### Information provided
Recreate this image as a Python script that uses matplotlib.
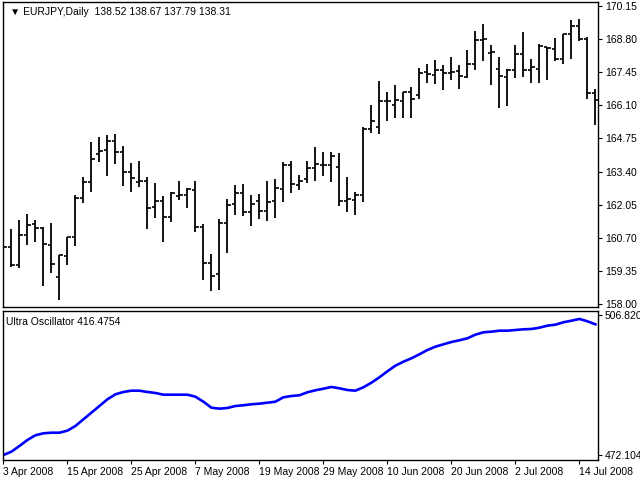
import matplotlib
matplotlib.use("Agg")
import matplotlib.pyplot as plt
import numpy as np

plt.rcParams['font.family'] = ['Liberation Sans', 'DejaVu Sans']

opens = [160.33,160.33,159.59,160.82,161.26,161.10,160.41,159.10,159.96,160.73,
         162.32,162.98,164.12,164.28,164.65,164.20,163.38,162.98,163.02,161.96,
         162.20,161.55,162.40,162.45,162.65,161.14,159.67,159.22,161.30,162.08,
         162.53,161.75,162.20,161.79,162.20,162.69,163.67,162.85,163.10,163.55,
         163.67,163.67,163.59,162.20,162.24,162.45,165.14,165.22,166.28,166.11,
         166.28,166.64,166.52,167.46,167.34,167.54,167.42,167.50,167.26,167.79,
         168.76,168.23,167.58,167.26,167.54,168.19,167.54,167.58,168.48,168.40,
         167.99,169.01,169.34,168.81,166.60]
highs = [160.98,161.06,161.43,161.67,161.43,161.14,161.30,160.00,160.73,162.45,
         163.18,164.61,164.81,164.89,164.93,164.44,163.75,163.83,163.18,162.94,
         162.40,162.57,163.02,162.73,163.02,161.26,160.04,161.47,162.28,162.85,
         162.89,162.45,162.49,163.02,163.10,163.79,163.83,163.26,163.83,164.40,
         164.20,164.20,164.16,163.18,162.57,165.22,166.11,167.09,166.64,166.93,
         166.64,166.85,167.62,167.79,167.95,167.75,168.07,167.75,168.36,169.13,
         169.42,168.56,168.07,167.58,168.56,169.09,167.99,168.60,168.48,168.85,
         169.01,169.58,169.62,168.89,166.77]
lows = [159.22,159.51,159.47,160.41,160.53,158.74,159.27,158.17,159.59,160.37,
        162.12,162.57,163.79,163.22,163.71,162.81,162.57,162.77,161.06,161.51,
        160.53,161.35,162.24,161.92,160.94,158.98,158.53,158.57,160.08,161.63,
        161.59,161.18,161.47,161.39,161.51,162.16,162.53,162.65,162.94,163.02,
        163.22,162.98,162.00,161.75,161.63,162.16,164.97,164.93,165.46,165.58,
        165.58,165.58,166.36,167.01,166.97,166.73,167.13,166.77,167.22,167.54,
        167.91,166.93,165.99,166.07,167.22,167.26,167.01,167.01,167.13,167.91,
        167.79,167.99,168.72,166.36,165.30]
closes = [160.33,159.59,160.82,161.22,161.10,160.45,159.63,160.00,160.73,162.32,
          162.98,163.91,164.24,164.65,164.20,163.38,163.14,163.02,161.92,162.20,
          161.55,162.53,162.45,162.69,161.14,159.67,159.14,161.30,162.04,162.53,
          161.75,162.08,161.79,162.16,162.73,163.67,162.89,163.02,163.55,163.71,
          163.67,164.04,162.20,162.28,162.45,165.14,165.46,166.28,166.28,166.32,
          166.64,166.36,167.42,167.38,167.54,167.42,167.46,167.30,167.79,168.76,
          168.81,168.28,167.30,167.54,168.19,167.54,167.66,168.52,168.44,167.99,
          169.01,169.34,168.81,166.60,166.32]
osc = [472.10,472.92,474.33,475.82,476.99,477.48,477.63,477.63,478.13,479.29,
       480.95,482.59,484.25,485.91,487.15,487.73,488.05,488.05,487.73,487.48,
       487.06,487.06,487.06,487.06,486.56,485.32,483.83,483.59,483.76,484.25,
       484.43,484.68,484.83,485.07,485.32,486.41,486.73,486.91,487.65,488.15,
       488.54,488.97,488.64,488.22,488.05,488.89,490.03,491.37,492.86,494.25,
       495.24,496.08,497.07,498.14,498.96,499.55,500.12,500.55,501.04,501.94,
       502.53,502.68,502.93,502.93,503.10,503.27,503.35,503.67,504.17,504.42,
       505.01,505.41,505.83,505.26,504.51]
date_labels = ["3 Apr 2008","15 Apr 2008","25 Apr 2008","7 May 2008","19 May 2008",
               "29 May 2008","10 Jun 2008","20 Jun 2008","2 Jul 2008","14 Jul 2008"]
price_ticks = [170.15,168.80,167.45,166.10,164.75,163.40,162.05,160.70,159.35,158.00]

W, H = 640, 480
fig = plt.figure(figsize=(6.4, 4.8), dpi=100)
ax = fig.add_axes([3/W, 1-307/H, 595/W, 305/H])
ax2 = fig.add_axes([3/W, 1-460/H, 595/W, 149/H])

x = np.arange(len(opens))
xl = (-0.05, 74.325)
tk = 0.4
ax.vlines(x, lows, highs, color='black', lw=1.3)
ax.hlines(opens, x - tk, x, color='black', lw=1.2)
ax.hlines(closes, x, x + tk, color='black', lw=1.2)
ax.set_xlim(*xl)
ax.set_ylim(157.88, 170.31)
ax.set_xticks([])
ax.yaxis.tick_right()
ax.set_yticks(price_ticks)
ax.set_yticklabels([f"{v:.2f}" for v in price_ticks])
ax.tick_params(axis='y', length=3, width=0.8, labelsize=7.5, pad=2)
ax.text(0.012, 0.985, "▼ EURJPY,Daily  138.52 138.67 137.79 138.31", transform=ax.transAxes,
        fontsize=7.5, va='top', ha='left')

ax2.plot(x, osc, color='#0000ff', lw=1.9)
ax2.set_xlim(*xl)
ax2.set_ylim(470.86, 507.81)
ax2.yaxis.tick_right()
ax2.set_yticks([506.8201, 472.1047])
ax2.set_yticklabels(["506.8201", "472.1047"])
ax2.tick_params(axis='y', length=3, width=0.8, labelsize=7.5, pad=2)
ax2.set_xticks(np.arange(0, 73, 8))
ax2.set_xticklabels(date_labels, ha='left')
ax2.tick_params(axis='x', length=3, width=0.8, labelsize=7.5, pad=2)
ax2.text(0.005, 0.96, "Ultra Oscillator 416.4754", transform=ax2.transAxes,
         fontsize=7.5, va='top', ha='left')
for a in (ax, ax2):
    for s in a.spines.values():
        s.set_linewidth(1.0)

fig.savefig("out.png", dpi=100)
######
**What you need to do:**
Write out the listing word for word, omitting the pictures it holds.

**Correct answer:**
Recreate this image as a Python script that uses matplotlib.
import matplotlib
matplotlib.use("Agg")
import matplotlib.pyplot as plt
import numpy as np

plt.rcParams['font.family'] = ['Liberation Sans', 'DejaVu Sans']

opens = [160.33,160.33,159.59,160.82,161.26,161.10,160.41,159.10,159.96,160.73,
         162.32,162.98,164.12,164.28,164.65,164.20,163.38,162.98,163.02,161.96,
         162.20,161.55,162.40,162.45,162.65,161.14,159.67,159.22,161.30,162.08,
         162.53,161.75,162.20,161.79,162.20,162.69,163.67,162.85,163.10,163.55,
         163.67,163.67,163.59,162.20,162.24,162.45,165.14,165.22,166.28,166.11,
         166.28,166.64,166.52,167.46,167.34,167.54,167.42,167.50,167.26,167.79,
         168.76,168.23,167.58,167.26,167.54,168.19,167.54,167.58,168.48,168.40,
         167.99,169.01,169.34,168.81,166.60]
highs = [160.98,161.06,161.43,161.67,161.43,161.14,161.30,160.00,160.73,162.45,
         163.18,164.61,164.81,164.89,164.93,164.44,163.75,163.83,163.18,162.94,
         162.40,162.57,163.02,162.73,163.02,161.26,160.04,161.47,162.28,162.85,
         162.89,162.45,162.49,163.02,163.10,163.79,163.83,163.26,163.83,164.40,
         164.20,164.20,164.16,163.18,162.57,165.22,166.11,167.09,166.64,166.93,
         166.64,166.85,167.62,167.79,167.95,167.75,168.07,167.75,168.36,169.13,
         169.42,168.56,168.07,167.58,168.56,169.09,167.99,168.60,168.48,168.85,
         169.01,169.58,169.62,168.89,166.77]
lows = [159.22,159.51,159.47,160.41,160.53,158.74,159.27,158.17,159.59,160.37,
        162.12,162.57,163.79,163.22,163.71,162.81,162.57,162.77,161.06,161.51,
        160.53,161.35,162.24,161.92,160.94,158.98,158.53,158.57,160.08,161.63,
        161.59,161.18,161.47,161.39,161.51,162.16,162.53,162.65,162.94,163.02,
        163.22,162.98,162.00,161.75,161.63,162.16,164.97,164.93,165.46,165.58,
        165.58,165.58,166.36,167.01,166.97,166.73,167.13,166.77,167.22,167.54,
        167.91,166.93,165.99,166.07,167.22,167.26,167.01,167.01,167.13,167.91,
        167.79,167.99,168.72,166.36,165.30]
closes = [160.33,159.59,160.82,161.22,161.10,160.45,159.63,160.00,160.73,162.32,
          162.98,163.91,164.24,164.65,164.20,163.38,163.14,163.02,161.92,162.20,
          161.55,162.53,162.45,162.69,161.14,159.67,159.14,161.30,162.04,162.53,
          161.75,162.08,161.79,162.16,162.73,163.67,162.89,163.02,163.55,163.71,
          163.67,164.04,162.20,162.28,162.45,165.14,165.46,166.28,166.28,166.32,
          166.64,166.36,167.42,167.38,167.54,167.42,167.46,167.30,167.79,168.76,
          168.81,168.28,167.30,167.54,168.19,167.54,167.66,168.52,168.44,167.99,
          169.01,169.34,168.81,166.60,166.32]
osc = [472.10,472.92,474.33,475.82,476.99,477.48,477.63,477.63,478.13,479.29,
       480.95,482.59,484.25,485.91,487.15,487.73,488.05,488.05,487.73,487.48,
       487.06,487.06,487.06,487.06,486.56,485.32,483.83,483.59,483.76,484.25,
       484.43,484.68,484.83,485.07,485.32,486.41,486.73,486.91,487.65,488.15,
       488.54,488.97,488.64,488.22,488.05,488.89,490.03,491.37,492.86,494.25,
       495.24,496.08,497.07,498.14,498.96,499.55,500.12,500.55,501.04,501.94,
       502.53,502.68,502.93,502.93,503.10,503.27,503.35,503.67,504.17,504.42,
       505.01,505.41,505.83,505.26,504.51]
date_labels = ["3 Apr 2008","15 Apr 2008","25 Apr 2008","7 May 2008","19 May 2008",
               "29 May 2008","10 Jun 2008","20 Jun 2008","2 Jul 2008","14 Jul 2008"]
price_ticks = [170.15,168.80,167.45,166.10,164.75,163.40,162.05,160.70,159.35,158.00]

W, H = 640, 480
fig = plt.figure(figsize=(6.4, 4.8), dpi=100)
ax = fig.add_axes([3/W, 1-307/H, 595/W, 305/H])
ax2 = fig.add_axes([3/W, 1-460/H, 595/W, 149/H])

x = np.arange(len(opens))
xl = (-0.05, 74.325)
tk = 0.4
ax.vlines(x, lows, highs, color='black', lw=1.3)
ax.hlines(opens, x - tk, x, color='black', lw=1.2)
ax.hlines(closes, x, x + tk, color='black', lw=1.2)
ax.set_xlim(*xl)
ax.set_ylim(157.88, 170.31)
ax.set_xticks([])
ax.yaxis.tick_right()
ax.set_yticks(price_ticks)
ax.set_yticklabels([f"{v:.2f}" for v in price_ticks])
ax.tick_params(axis='y', length=3, width=0.8, labelsize=7.5, pad=2)
ax.text(0.012, 0.985, "▼ EURJPY,Daily  138.52 138.67 137.79 138.31", transform=ax.transAxes,
        fontsize=7.5, va='top', ha='left')

ax2.plot(x, osc, color='#0000ff', lw=1.9)
ax2.set_xlim(*xl)
ax2.set_ylim(470.86, 507.81)
ax2.yaxis.tick_right()
ax2.set_yticks([506.8201, 472.1047])
ax2.set_yticklabels(["506.8201", "472.1047"])
ax2.tick_params(axis='y', length=3, width=0.8, labelsize=7.5, pad=2)
ax2.set_xticks(np.arange(0, 73, 8))
ax2.set_xticklabels(date_labels, ha='left')
ax2.tick_params(axis='x', length=3, width=0.8, labelsize=7.5, pad=2)
ax2.text(0.005, 0.96, "Ultra Oscillator 416.4754", transform=ax2.transAxes,
         fontsize=7.5, va='top', ha='left')
for a in (ax, ax2):
    for s in a.spines.values():
        s.set_linewidth(1.0)

fig.savefig("out.png", dpi=100)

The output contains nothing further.